Dread isn’t a feeling that people tend to think of positively. It is something to be avoided – even dreaded.
But through the extensive research she undertook to write Generation Dread: Finding Purpose in an Age of Climate Crisis (Knopf Canada, out now), writer and science communicator Britt Wray discovered that dread has the potential to be harnessed for good.
“Dread is a resource floating freely in the air, and it’s this generation’s job to capture it,” Wray writes.
Wray began grappling with her own feelings of climate anxiety in 2017, when she and her husband first thought about starting a family. Her fears about the fate and state of the earth amid the worsening climate crisis seemed at odds with her desire to bring a child into the world, a fact that resulted in “a reckoning with my own eco-emotions,” she writes.
Wray didn’t intend to write a guidebook for a generation struggling to cope with its own feelings of anxiety and dread about the threats posed by our warming planet.
“These heavy questions that came with the reproductive anxiety had been knocking around inside me for a while,” she says by phone from her home in Northern California. “I thought, Jeez, this is troubling and fascinating, what I’m going through and thinking about, and I wonder if other people are also finding themselves in a similar place.”

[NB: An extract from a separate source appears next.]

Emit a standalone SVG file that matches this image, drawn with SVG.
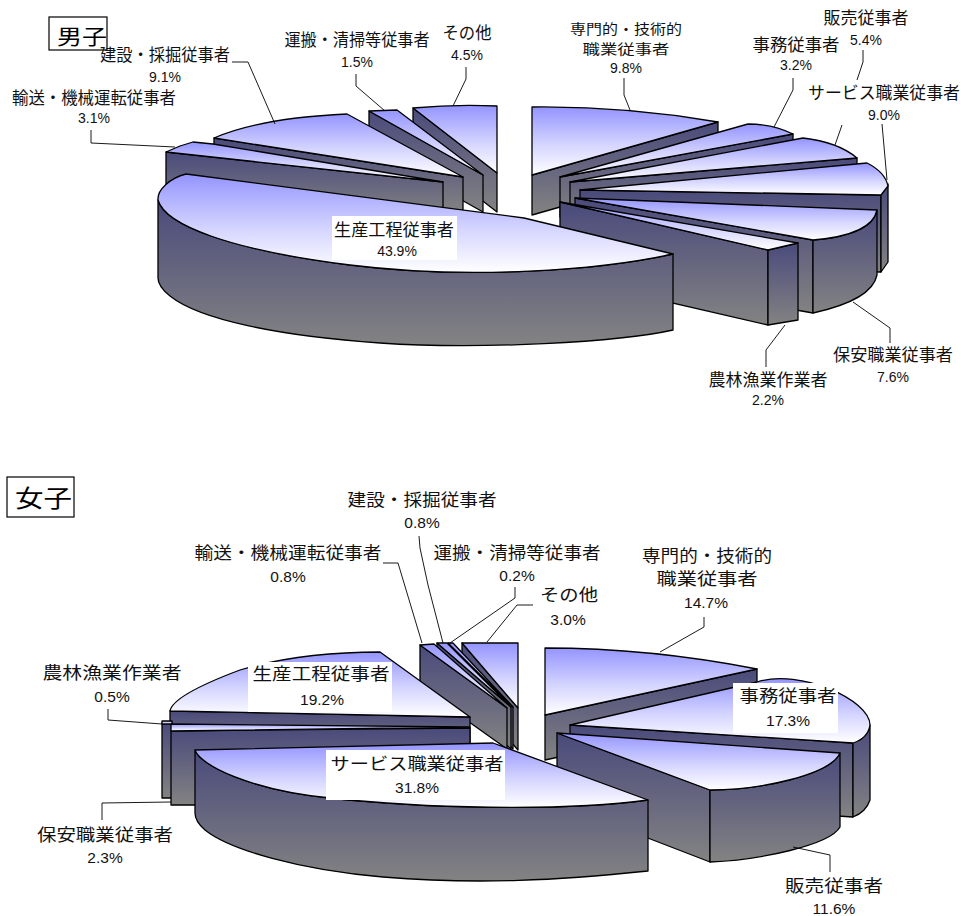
<svg xmlns="http://www.w3.org/2000/svg" width="961" height="916" viewBox="0 0 961 916">
<defs>
<linearGradient id="gTop" x1="0" y1="0" x2="0" y2="1"><stop offset="0" stop-color="#9494ff"/><stop offset="0.55" stop-color="#d4d4ff"/><stop offset="1" stop-color="#ffffff"/></linearGradient>
<linearGradient id="gSide" x1="0" y1="0" x2="0" y2="1"><stop offset="0" stop-color="#4a4a7c"/><stop offset="0.5" stop-color="#66667f"/><stop offset="1" stop-color="#838383"/></linearGradient>
<style>
.t{fill:url(#gTop);stroke:#000;stroke-width:1.3;stroke-linejoin:round}
.s{fill:url(#gSide);stroke:#000;stroke-width:1.3;stroke-linejoin:round}
.bg{fill:#fff}
.l{font-family:"Noto Sans CJK JP","Noto Sans CJK SC",sans-serif;font-size:16.5px;fill:#111;text-anchor:middle}
.ls{font-family:"Noto Sans CJK JP","Noto Sans CJK SC",sans-serif;font-size:13.6px;fill:#111;text-anchor:middle}
.n{font-family:"Liberation Sans",Arial,sans-serif;font-size:14px;fill:#111;text-anchor:middle}
.n2{font-family:"Liberation Sans",Arial,sans-serif;font-size:15.5px;fill:#111;text-anchor:middle}
.ld{fill:none;stroke:#000;stroke-width:0.9}
.box{fill:#fff;stroke:#000;stroke-width:1.2}
</style>
</defs>
<rect width="961" height="916" fill="#fff"/>

<!-- ===== 男子 chart ===== -->
<g id="m-title"><rect class="box" x="49" y="17" width="58" height="33"/><text x="57" y="44" font-family="Noto Sans CJK JP,sans-serif" font-size="21" textLength="50" lengthAdjust="spacingAndGlyphs">男子</text></g>

<g id="m-sonota"><path class="s" d="M413,108 L497,173 L497,212 L413,147 Z"/><path class="t" d="M413,108 Q455,104 497,106 L497,173 Z"/></g>
<g id="m-unpan"><path class="s" d="M369,111 L483,175 L483,212 L369,148 Z"/><path class="t" d="M369,111 L397,110 L483,175 Z"/></g>
<g id="m-kensetsu"><path class="s" d="M214,138 L463,177 L463,212 L214,173 Z"/><path class="t" d="M214,138 Q260,118 347,114 L463,177 Z"/></g>
<g id="m-yuso"><path class="s" d="M166,152 L443,182 L443,217 L166,187 Z"/><path class="t" d="M166,152 L180,146 L193,142 L213,144 L443,182 Z"/></g>
<g id="m-senmon"><path class="s" d="M532,175 L718,122 L718,162 L532,215 Z"/><path class="t" d="M532,107 Q625,106 718,122 L532,175 Z"/></g>
<g id="m-jimu"><path class="s" d="M560,177 L793,134 L793,174 L560,217 Z"/><path class="t" d="M560,177 L748,124 Q772,124 793,134 Z"/></g>
<g id="m-hanbai"><path class="s" d="M570,182 L857,158 L857,198 L570,222 Z"/><path class="t" d="M570,182 L803,138 Q838,142 857,158 Z"/></g>
<g id="m-service"><path class="s" d="M580,190 L881,195 L881,272 L580,267 Z"/><path class="s" d="M888,184 L881,195 L881,272 L888,262 Z"/><path class="t" d="M580,190 L867,163 Q885,172 888,186 L881,195 Z"/></g>
<g id="m-hoan"><path class="s" d="M575,198 L813,240 L813,313 L575,271 Z"/><path class="s" d="M877,210 Q872,235 813,240 L813,313 Q872,300 877,275 Z"/><path class="t" d="M575,198 L877,210 Q872,235 813,240 Z"/></g>
<g id="m-norin"><path class="s" d="M560,202 L768,250 L768,325 L560,277 Z"/><path class="s" d="M768,250 L798,243 L798,320 L768,325 Z"/><path class="t" d="M560,202 L798,243 L768,250 Z"/></g>
<g id="m-seisan"><path class="s" d="M158,200 C165,225 230,250 350,265 C470,280 600,270 673,254 L673,330 C620,342 480,350 380,343 C280,336 200,320 170,296 C160,288 158,282 158,278 Z"/><path class="t" d="M186,174 L524,218 L673,254 C600,270 470,280 350,265 C230,250 165,225 158,200 C157,190 170,178 186,174 Z"/><rect class="bg" x="332" y="216" width="125" height="44"/></g>

<!-- ===== 女子 chart ===== -->
<g id="f-title"><rect class="box" x="7" y="477" width="67" height="40"/><text x="15" y="507" font-family="Noto Sans CJK JP,sans-serif" font-size="24" textLength="57" lengthAdjust="spacingAndGlyphs">女子</text></g>

<g id="f-sonota"><path class="s" d="M462,643 L518,708 L518,750 L462,685 Z"/><path class="t" d="M462,643 L518,643 L518,708 Z"/></g>
<g id="f-unpan"><path class="s" d="M448,643 L513,707 L513,749 L448,685 Z"/><path class="t" d="M448,643 L453,643 L513,707 Z"/></g>
<g id="f-kensetsu"><path class="s" d="M437,643 L511,707 L511,749 L437,685 Z"/><path class="t" d="M437,643 L447,643 L511,707 Z"/></g>
<g id="f-yuso"><path class="s" d="M420,645 L507,708 L507,749 L420,687 Z"/><path class="t" d="M420,645 L434,644 L507,708 Z"/></g>
<g id="f-senmon"><path class="s" d="M545,715 L757,669 L757,714 L545,760 Z"/><path class="t" d="M545,648 Q650,648 757,669 L545,715 Z"/></g>
<g id="f-jimu"><path class="s" d="M570,725 L853,743 L853,817 L570,799 Z"/><path class="s" d="M870,725 Q868,738 853,743 L853,817 Q866,812 870,800 Z"/><path class="t" d="M570,725 L757,682 C800,668 870,700 870,725 Q868,738 853,743 Z"/><rect class="bg" x="733" y="683" width="105" height="50"/></g>
<g id="f-hanbai"><path class="s" d="M557,733 L710,790 L710,862 L557,803 Z"/><path class="s" d="M710,790 C760,790 830,775 840,753 L840,827 C830,845 760,860 710,862 Z"/><path class="t" d="M557,733 L840,753 C830,775 760,790 710,790 Z"/></g>
<g id="f-seisan"><path class="s" d="M170,711 L470,717 L470,755 L170,749 Z"/><path class="t" d="M170,711 C172,700 200,685 240,670 C290,655 340,652 380,652 L470,717 Z"/><rect class="bg" x="248" y="662" width="144" height="50"/></g>
<g id="f-norin"><path class="s" d="M162,723 L172,723 L172,798 L162,798 Z"/><path class="t" d="M162,721 L172,721 L172,724 L162,724 Z"/></g>
<g id="f-hoan"><path class="s" d="M171,731 L470,728 L470,805 L171,805 Z"/><path class="t" d="M171,724 L470,727 L171,731 Z"/></g>
<g id="f-service"><path class="s" d="M195,750 C200,765 250,790 330,798 C420,808 560,812 648,800 L648,871 C560,880 480,885 383,877 C300,870 230,850 205,830 C198,824 195,818 195,813 Z"/><path class="t" d="M195,750 L493,743 L648,800 C560,812 420,808 330,798 C250,790 200,765 195,750 Z"/><rect class="bg" x="326" y="750" width="179" height="50"/></g>

<!-- ===== connectors ===== -->
<g id="connectors">
<polyline class="ld" points="232,62 248,62 275,124"/>
<polyline class="ld" points="91,130 91,143 175,147"/>
<polyline class="ld" points="356,74 356,86 385,111"/>
<polyline class="ld" points="466,67 466,79 453,106"/>
<polyline class="ld" points="624,78 624,95 630,110"/>
<polyline class="ld" points="793,78 793,90 774,127"/>
<polyline class="ld" points="863,50 863,62 857,80"/>
<polyline class="ld" points="842,125 835,145"/>
<polyline class="ld" points="882,124 887,180"/>
<polyline class="ld" points="853,302 890,328 890,343"/>
<polyline class="ld" points="785,325 766,350 766,367"/>
<polyline class="ld" points="419,536 420,548 428,585 443,643"/>
<polyline class="ld" points="383,563 398,563 422,643"/>
<polyline class="ld" points="515,587 515,598 450,643"/>
<polyline class="ld" points="533,605 517,605 487,642"/>
<polyline class="ld" points="704,617 704,627 660,652"/>
<polyline class="ld" points="793,847 830,855 830,872"/>
<polyline class="ld" points="108,709 108,720 162,724"/>
<polyline class="ld" points="102,820 102,803 171,802"/>
</g>

<!-- ===== labels ===== -->
<g id="m-labels">
<text class="l" x="165" y="61" textLength="130" lengthAdjust="spacingAndGlyphs">建設・採掘従事者</text><text class="n" x="165" y="82">9.1%</text>
<text class="l" x="94" y="104" textLength="164" lengthAdjust="spacingAndGlyphs">輸送・機械運転従事者</text><text class="n" x="94" y="123">3.1%</text>
<text class="l" x="357" y="46" textLength="145" lengthAdjust="spacingAndGlyphs">運搬・清掃等従事者</text><text class="n" x="357" y="67">1.5%</text>
<text class="l" x="467" y="39" textLength="49" lengthAdjust="spacingAndGlyphs">その他</text><text class="n" x="467" y="60">4.5%</text>
<text class="ls" x="626" y="34" textLength="112" lengthAdjust="spacingAndGlyphs">専門的・技術的</text><text class="ls" x="626" y="54" textLength="87" lengthAdjust="spacingAndGlyphs">職業従事者</text><text class="n" x="626" y="73">9.8%</text>
<text class="l" x="796" y="51" textLength="87" lengthAdjust="spacingAndGlyphs">事務従事者</text><text class="n" x="796" y="70">3.2%</text>
<text class="l" x="866" y="24" textLength="85" lengthAdjust="spacingAndGlyphs">販売従事者</text><text class="n" x="866" y="45">5.4%</text>
<text class="l" x="884" y="99" textLength="152" lengthAdjust="spacingAndGlyphs">サービス職業従事者</text><text class="n" x="884" y="120">9.0%</text>
<text class="l" x="893" y="361" textLength="120" lengthAdjust="spacingAndGlyphs">保安職業従事者</text><text class="n" x="893" y="382">7.6%</text>
<text class="l" x="768" y="386" textLength="119" lengthAdjust="spacingAndGlyphs">農林漁業作業者</text><text class="n" x="768" y="405">2.2%</text>
<text class="l" x="394" y="236" textLength="120" lengthAdjust="spacingAndGlyphs">生産工程従事者</text><text class="n" x="397" y="256">43.9%</text>
</g>
<g id="f-labels">
<text class="l" x="422" y="506" textLength="149" lengthAdjust="spacingAndGlyphs">建設・採掘従事者</text><text class="n2" x="422" y="528">0.8%</text>
<text class="l" x="288" y="559" textLength="187" lengthAdjust="spacingAndGlyphs">輸送・機械運転従事者</text><text class="n2" x="288" y="582">0.8%</text>
<text class="l" x="517" y="559" textLength="167" lengthAdjust="spacingAndGlyphs">運搬・清掃等従事者</text><text class="n2" x="517" y="581">0.2%</text>
<text class="l" x="569" y="601" textLength="58" lengthAdjust="spacingAndGlyphs">その他</text><text class="n2" x="568" y="625">3.0%</text>
<text class="l" x="707" y="562" textLength="130" lengthAdjust="spacingAndGlyphs">専門的・技術的</text><text class="l" x="707" y="585" textLength="101" lengthAdjust="spacingAndGlyphs">職業従事者</text><text class="n2" x="706" y="608">14.7%</text>
<text class="l" x="788" y="702" textLength="97" lengthAdjust="spacingAndGlyphs">事務従事者</text><text class="n2" x="788" y="726">17.3%</text>
<text class="l" x="834" y="892" textLength="98" lengthAdjust="spacingAndGlyphs">販売従事者</text><text class="n2" x="834" y="914">11.6%</text>
<text class="l" x="112" y="679" textLength="139" lengthAdjust="spacingAndGlyphs">農林漁業作業者</text><text class="n2" x="112" y="702">0.5%</text>
<text class="l" x="105" y="841" textLength="136" lengthAdjust="spacingAndGlyphs">保安職業従事者</text><text class="n2" x="105" y="863">2.3%</text>
<text class="l" x="321" y="680" textLength="137" lengthAdjust="spacingAndGlyphs">生産工程従事者</text><text class="n2" x="322" y="705">19.2%</text>
<text class="l" x="417" y="770" textLength="173" lengthAdjust="spacingAndGlyphs">サービス職業従事者</text><text class="n2" x="417" y="793">31.8%</text>
</g>
</svg>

The result of this exploration is part memoir and part guidebook for Generation Dread – a demographic Wray defines as anyone who feels distressed about the climate and wider ecological crisis.
“Anyone is vulnerable to the potentially overwhelming but also potentially revitalizing force of eco-distress, as long as they understand that their own health is tied up with the health of the environment,” Wray says. “It doesn’t matter your gender, it doesn’t matter your creed, race, where you live – many people report feelings that would belong to this umbrella of eco-distress.”
The book is divided into three parts: the first is about the feelings and emotions that a person may confront as they deal with their eco-anxieties, the second explores how people can come to terms with their eco-distress, and the third looks forward and examines how people can connect with others to take action related to the climate crisis – the act of capturing the dread and using it as fuel to build a different future.
In both her book and in conversation, Wray is clear that people who feel eco-anxiety shouldn’t look away from their feelings or try to minimize them. Eco-anxiety may seem like a luxury to those coping with disasters on the front lines of the climate crisis, but these feelings are not a pathology or an aberration; it’s normal to be upset by something so fundamentally distressing and world-changing.
“We can’t make big uncomfortable changes if we’re feeling comfortable. Things just continue if people are privileged and protected enough to not be disturbed on some kind of somatic, bodily, emotional, or psychological level about what’s going on,” Wray says. “People need to feel the discomfort; it needs to break through the psychological defences that allow people to pretend themselves away from difficult truths and from a scary reality. What we’re seeing now is that many people’s defences against climate change are breaking down.”
Generation Dread serves as a support for those feeling eco-anxiety – “a landing pad” Wray had to discover and create for herself when she was facing her own feelings. Through her conversations with other eco-anxious people, activists, writers, thinkers, and climate-aware therapists, she has created a road map for how people can work to address and accept their own feelings of eco-distress.
But the book is also about the mental health crisis at large, and an exploration of just how significant the effects of the climate crisis are going to be on a mental health care system that is already buckling under people’s existing needs.
On a personal level, Wray was surprised that the research she undertook for the book led to a big change in her own life: she had just finished a PhD in synthetic biology and was consulting for companies in the field, but based on her experiences with the Good Grief Network and other peer-support groups, she decided to change her line of work.
“It came from the curiosity that stemmed from my own reproductive anxiety; now I have a different line of work and I’m joining the psychiatry department at Stanford,” Wray says. “That certainly was unexpected.”
She is now a post-doctoral fellow at Stanford University and the London School of Hygiene & Tropical Medicine, and is investigating the mental health consequences of ecological disruption.
Wray’s own outlook about reproduction in an age of climate crisis had to change before she was able to make the decision with her husband to start a family. Instead of asking whether it was okay to have a child in a world on fire with climate change, she thought more deeply about what would be required of her to raise children to be resilient in a future where the climate crisis will be a part of their lives from birth.
Her son was born during the pandemic.
“Now that he’s here, he’s a daily reminder and a stake in the ground that I have to do everything I can to give him the skills that he needs to deal with a climate-disrupted world,” she says.